What I’ll try and do this weekend, is have some traps that require more than just one person playing with their lockpicks, the environment setting and situation should require another pair of hands or eyes I think. Perhaps a slowly flooding dungeon, where once you choose to fall back, you know you’ll never get to the last chamber in the tomb.
Traveller World Gen
Thinking back to the random craziness of Traveller worlds, I begin to think that worlds might have fit better together if they had been designed in clusters, rather than just retro-fitted the explanations.
Terror Australis
I also mused briefly today about what an Australian themed expansion for World of Warcraft might look like:
- A continent full of critters that are Level 100 Elite Mobs!
- New Wombat Race!
- Ford Falcon mount for engineers!
- A rejigged economy where you sell minerals to the Chinese gold farmers!
- New Class: Tasmanian Mutant!
- Every monster has a poison attack!
- Forests teeming with Drop Bears!
- Legendary pavlova recipe!
- Ozzie rules PvP, where damage can only be inflicted while jumping!

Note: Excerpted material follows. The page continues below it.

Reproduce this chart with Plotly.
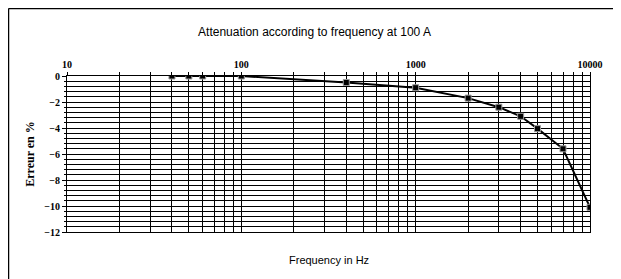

Grand Strategy Game at Buckets of Dice 2012
I emailed the pitch in for this today. Not too far removed from earlier discussion here, but the next big chunk of design work will be in mid-February, after Canterbury Faire is finished.
I had taken your suggestion from last time you wrote about tanks and I must say it is just a ton of fun at an exceptional price. It’s unusual for a free game to make you want to pay them something for their efforts but this one really has for me. Once I’m financial I plan on purchasing a couple of garages and I’ll just spend the rest on gold ammo and have some on hand for those pesky tanks that my upgraded PzIV still struggles a little with (particularly front-on). The fact that no game takes longer than 15min (and most much less) is a huge bonus when you just have 10-15 min to kill. It’ll definitely tide me over to SWTOR.
Yeah, I think I’ll buy some gold to help support the game. An extra garage slot will be useful.